Le voilà enfin. «Qu’est-ce que tu veux boire?» Le ton est donné. L’homme s’installe et se laisse aller dans un fauteuil. Veston motif pied de poule, pantalon gris et pull en cachemire de la même nuance, CC a visiblement adopté le modèle chic–décontracté. Au fait, pourquoi tu tutoies tout le monde, Christian? «D’aussi longtemps que je m’en souvienne, je tutoie les gens. C’est dans ma nature.» On tente une piste, histoire de creuser un peu. «C’est parce que tu as séjourné aux Etats-Unis?» «C’est ici l’Amérique!», rigole le Valaisan, fier desa réplique. Il précise. «Si tu fais des séances où les gens veulent se cacher derrière un masque, c’est clair que tu peux utiliser le ‹vous›. Mais quand tu veux faire quelque chose avec plus de profondeur et de naturel, le ‹tu› permet de gagner beaucoup de temps.» Voilà qui est dit. Parlons du sujet qui nous intéresse: les voitures. «Je ne suis pas un collectionneur. Pour moi c’est un truc utile pour aller partout quand je veux.» Tiens, nous aurions donc un point commun? L’homme d’affaires s’empresse depréciser: «Mais il faut qu’elles soient belles et puissantes». Oui, évidemment…
Ceux qui connaissent le Valaisan le savent: Christian Constantin est un «ferrariste», parce que «c’est l’Italie» et qu’il a toujours aimé l’Italie. Sa première Ferrari? Une Testarossa acquise alors qu’il avait 23 ans, en 1980. Depuis, il est resté fidèle à cette marque et en a acheté une petite trentaine. «Le nouveau modèle en Suisse est toujours pour moi. Je change chaque année ou tous les deux ans, en fonction de ce qui sort. Les anciennes, je les revends.» Pour la couleur, le Valaisan laisse carte blanche à son fournisseur, «en fonction de ce qu’il trouve sympa sur le moment.» Une Urus commandée… en 2012 Son garage abrite toujours deux voitures. «Avant, les Ferrari n’étaient pas des voitures pour la neige.

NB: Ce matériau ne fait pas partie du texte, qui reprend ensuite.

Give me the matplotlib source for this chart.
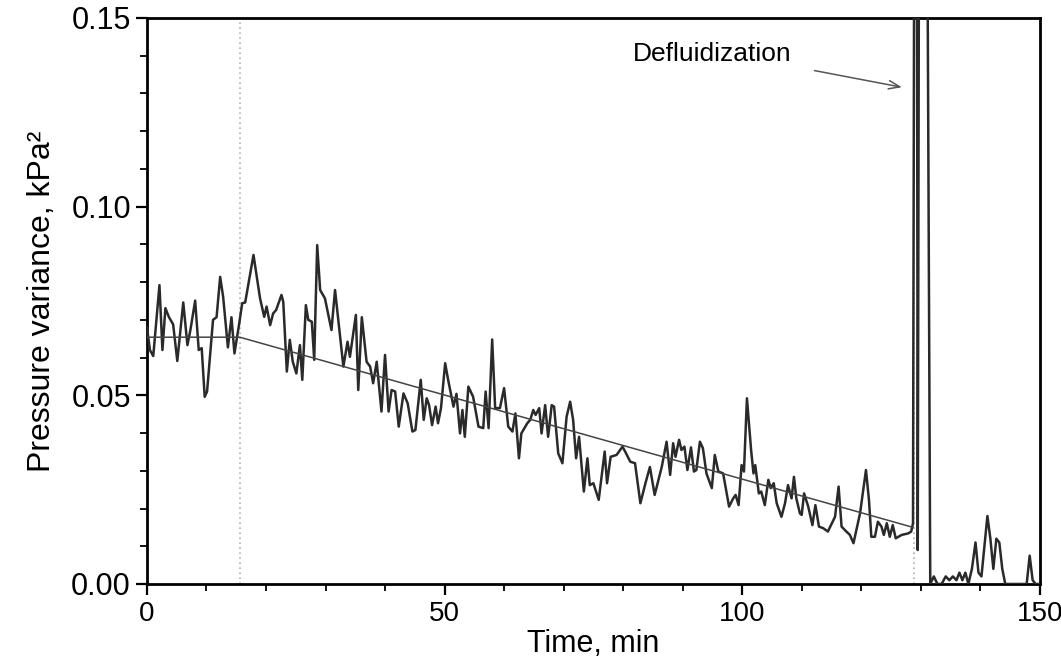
import numpy as np
import matplotlib
matplotlib.use("Agg")
import matplotlib.pyplot as plt
from matplotlib.ticker import MultipleLocator

plt.rcParams["font.family"] = ["Liberation Sans", "DejaVu Sans"]

# pressure variance trace (min, kPa^2)
time_min = [
    0.0, 0.5, 1.06, 2.1, 2.6, 3.1, 3.7, 4.4, 5.1, 6.1, 6.8, 7.3, 8.1, 8.7, 9.2, 9.7,
    10.1, 11.1, 11.7, 12.3, 12.8, 13.6, 14.2, 14.7, 15.5, 16.0, 16.5, 17.9, 19.0, 19.7,
    20.1, 20.7, 21.2, 21.7, 22.6, 22.9, 23.5, 24.0, 24.5, 25.1, 25.7, 26.1, 26.7, 27.1,
    27.7, 28.1, 28.6, 29.1, 29.9, 31.0, 31.6, 33.0, 33.7, 34.1, 35.1, 35.5, 36.1, 36.9,
    37.5, 38.0, 38.6, 39.4, 40.0, 40.6, 41.1, 41.7, 42.3, 43.1, 43.8, 44.6, 45.1, 46.0,
    46.5, 47.0, 47.4, 47.9, 48.5, 48.9, 49.4, 50.1, 50.6, 51.5, 52.0, 52.6, 53.0, 53.4,
    54.0, 54.8, 55.7, 56.5, 56.9, 57.4, 58.0, 58.5, 59.3, 60.0, 60.7, 61.4, 61.9, 62.5,
    62.9, 63.9, 64.4, 64.9, 65.3, 65.9, 66.3, 66.9, 67.4, 68.0, 68.4, 69.1, 69.8, 70.5,
    71.1, 71.6, 72.1, 72.6, 73.4, 74.0, 74.4, 75.0, 75.9, 76.9, 77.3, 77.9, 78.9, 79.9,
    80.5, 81.2, 82.0, 82.9, 83.8, 84.5, 85.3, 86.5, 87.3, 87.9, 88.4, 88.8, 89.4, 89.8,
    90.3, 90.8, 91.4, 91.9, 92.3, 92.9, 93.4, 94.0, 94.9, 95.4, 96.0, 96.8, 97.8, 98.5,
    98.9, 99.4, 99.9, 100.3, 100.8, 101.5, 101.9, 102.2, 102.8, 103.2, 103.8, 104.4,
    104.8, 105.3, 105.8, 106.6, 107.2, 107.7, 108.3, 108.7, 109.1, 109.7, 110.0, 110.4,
    111.1, 111.8, 112.3, 112.9, 113.6, 114.4, 115.6, 116.2, 116.7, 117.5, 118.1, 118.7,
    119.8, 120.8, 121.3, 121.7, 122.3, 122.8, 123.4, 123.8, 124.3, 124.8, 125.3, 125.8,
    126.8, 127.9, 128.4, 128.7,
    # defluidization
    129.0, 129.3, 129.5, 129.8, 130.9, 131.6,
    132.2, 132.8, 133.5, 134.2, 134.8, 135.4, 136.0, 136.5, 137.0, 137.5, 138.0, 138.6,
    139.2, 139.7, 140.2, 140.7, 141.2, 141.7, 142.2, 142.7, 143.2, 143.7, 144.2, 145.0,
    146.0, 147.0, 147.8, 148.3, 148.8, 149.3, 150.0,
]
variance = [
    0.068, 0.062, 0.0604, 0.0792, 0.062, 0.0731, 0.0707, 0.0688, 0.0591, 0.0746, 0.0633,
    0.0673, 0.0751, 0.062, 0.0625, 0.0496, 0.051, 0.070, 0.0707, 0.0814, 0.0761, 0.0627,
    0.0707, 0.0611, 0.069, 0.0744, 0.0746, 0.0872, 0.0757, 0.0708, 0.0735, 0.0686, 0.0717,
    0.0726, 0.0766, 0.0748, 0.0563, 0.0647, 0.0589, 0.0558, 0.0633, 0.0541, 0.0739, 0.070,
    0.0695, 0.0594, 0.0898, 0.0779, 0.0757, 0.0673, 0.0779, 0.0576, 0.0642, 0.0602, 0.0713,
    0.0514, 0.0707, 0.0589, 0.0576, 0.0532, 0.0589, 0.0457, 0.0607, 0.0457, 0.0514, 0.051,
    0.0417, 0.0505, 0.0479, 0.0404, 0.0408, 0.0541, 0.0435, 0.0492, 0.0474, 0.0421, 0.047,
    0.0426, 0.0466, 0.0585, 0.0541, 0.047, 0.0504, 0.0399, 0.0461, 0.039, 0.0523, 0.0496,
    0.0417, 0.0413, 0.051, 0.0413, 0.0648, 0.0466, 0.0466, 0.0519, 0.0417, 0.0404, 0.0452,
    0.0333, 0.0399, 0.0426, 0.0435, 0.0461, 0.0448, 0.0466, 0.0399, 0.0474, 0.039, 0.0474,
    0.047, 0.0346, 0.032, 0.0443, 0.0483, 0.0435, 0.0333, 0.039, 0.0245, 0.0333, 0.0262,
    0.0267, 0.0223, 0.0351, 0.0267, 0.0337, 0.0342, 0.0364, 0.0346, 0.0324, 0.032, 0.0214,
    0.027, 0.031, 0.0236, 0.0311, 0.0377, 0.0289, 0.0373, 0.0337, 0.0382, 0.0355, 0.0364,
    0.0302, 0.0362, 0.0298, 0.0302, 0.0377, 0.036, 0.0293, 0.0254, 0.0342, 0.0298, 0.0293,
    0.0205, 0.0227, 0.0236, 0.0209, 0.0315, 0.0298, 0.0492, 0.0355, 0.0293, 0.0315, 0.024,
    0.0245, 0.0209, 0.0276, 0.0254, 0.0267, 0.0214, 0.0178, 0.0214, 0.0262, 0.0227, 0.0284,
    0.0227, 0.0187, 0.0183, 0.024, 0.0205, 0.0156, 0.0209, 0.0152, 0.0148, 0.0139, 0.0178,
    0.0258, 0.0152, 0.0139, 0.013, 0.0108, 0.0187, 0.0302, 0.0223, 0.0125, 0.0125, 0.0165,
    0.0152, 0.013, 0.0161, 0.0125, 0.0156, 0.0121, 0.013, 0.0134, 0.0139, 0.0161,
    0.25, 0.25, 0.009, 0.25, 0.25, 0.0,
    0.002, 0.0, 0.0, 0.002, 0.001, 0.002, 0.001, 0.003, 0.001, 0.003, 0.0, 0.004,
    0.011, 0.003, 0.002, 0.010, 0.018, 0.012, 0.004, 0.012, 0.011, 0.004, 0.0, 0.0,
    0.0, 0.0, 0.0, 0.0075, 0.001, 0.0, 0.0,
]

# fitted trend: flat part then linear decrease
fit_t = [0.0, 15.6, 128.7]
fit_v = [0.0654, 0.0654, 0.015]

marker_t = [15.6, 128.8]

fig = plt.figure(figsize=(10.61, 6.71), dpi=100)
ax = fig.add_axes([0.1385, 0.1297, 0.8415, 0.8435])

for t in marker_t:
    ax.axvline(t, color="#b0b0b0", linestyle=(0, (1, 2)), lw=1.2, zorder=1)

ax.plot(time_min, variance, color="#2a2a2a", lw=1.8, zorder=3)
ax.plot(fit_t, fit_v, color="#444444", lw=1.1, zorder=4)

ax.text(94.9, 0.1405, "Defluidization", fontsize=19, ha="center", va="center")
ax.annotate("", xy=(127.3, 0.1315), xytext=(111.7, 0.1362),
            arrowprops=dict(arrowstyle="->,head_length=0.8,head_width=0.3",
                            color="#555555", lw=1.1))

ax.set_xlim(0, 150)
ax.set_ylim(0, 0.15)
ax.xaxis.set_major_locator(MultipleLocator(50))
ax.xaxis.set_minor_locator(MultipleLocator(10))
ax.yaxis.set_major_locator(MultipleLocator(0.05))
ax.yaxis.set_minor_locator(MultipleLocator(0.01))
ax.yaxis.set_major_formatter(plt.FormatStrFormatter("%.2f"))

ax.tick_params(which="major", direction="out", length=8, width=1.6)
ax.tick_params(which="minor", direction="out", length=5, width=1.3)
ax.tick_params(axis="y", labelsize=22)
ax.tick_params(axis="x", labelsize=20, pad=4)
for s in ax.spines.values():
    s.set_linewidth(2)

ax.set_xlabel("Time, min", fontsize=22, labelpad=2)
ax.set_ylabel("Pressure variance, kPa²", fontsize=23, labelpad=10)

fig.savefig("out.png", dpi=100)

J’ai toujours eu un véhicule pour l’hiver. Une fois,au milieu des années 80, j’ai acheté une Porsche 911 Turbo 3,3 L. Je l’ai prise parce qu’elle était révolutionnaire. » Actuellement sa seconde voiture est une Lamborghini, commandée en 2012 et livrée en… 2018. «Ils ont mis pas mal d’années à développer l’Urus… C’est un 4×4. La Ferrari aussi.» Au fait, quelle automobile cet amoureux de Ferrari, Lamborghini et Porsche ne conduirait-il jamais de la vie? Le genre «modeste voiture de- Monsieur et Madame tout le monde», peut-être? «Je ne me mettrais jamais au volant de trucs qui vont à mille à l’heure sur le Grand Lac Salé, aux Etats-Unis. A mes yeux, les qualités d’une voiture sont la sécurité, la fiabilité, la facilité et la puissance.» Et toc! Encore un cliché qui prend l’eau.
Pourtant, pas de doute, le président du FC Sion est bien un homme pressé. «Quand tu fais beaucoup de choses, la richesse, c’est le temps. Aujourd’hui, tu ne le rachètes pas et tu ne le rattrapes pas.» Alors quand il s’agit de gagner des heures et de mettre le turbo, il mise sur d’autres moyens de transport. «Par année, je fais 220 heures en avion, 60 heures en hélicoptère et 70 000 kilomètres en voiture.» S’il aime bien être au volant d’un véhicule, il se qualifie, modestement, de conducteur du dimanche. Il faut tout de même préciser que c’est à l’aune de pilotes professionnels comme Sébastien Loeb ou feu Ayrton Senna qu’il se compare. Si sur la route Christian Constantin n’est pas un habitué des excès de vitesse, dans la vie il est clairement du genre «100 à l’heure» et toujours entrain de travailler. Pourquoi donc ce besoin de foncer? «Si je ne fais pas des trucs, je m’ennuie. Et puis il y a cette vie qui passe. Plus elle avance, plus elle s’accélère. Je suis suffisamment cartésien pour comprendre que si je ne fais pas les choses quand je peux, je ne les ferai plus.» Au décès de sa mère, alors qu’il avait 13 ans, l’homme d’affaires a compris que la vie peut s’arrêter à n’importe quel moment. «Et quand tu as le point final, tu ne reviens pas en arrière. La vie est faite pour faire, sinon elle est insignifiante et une vie insignifiante est chiante et n’a pas de sens.» Les contemplatifs apprécieront…En attendant, les gérants de caisse AVS rêveraient de n’avoir que des clients comme lui. Car une chose est sûre, l’homme n’est pas près de lever le pied. «Beaucoup de gens se réjouissent de la retraite. Moi pas! Si Dieu me prête vie et santé, je travaillerai le plus longtemps possible.»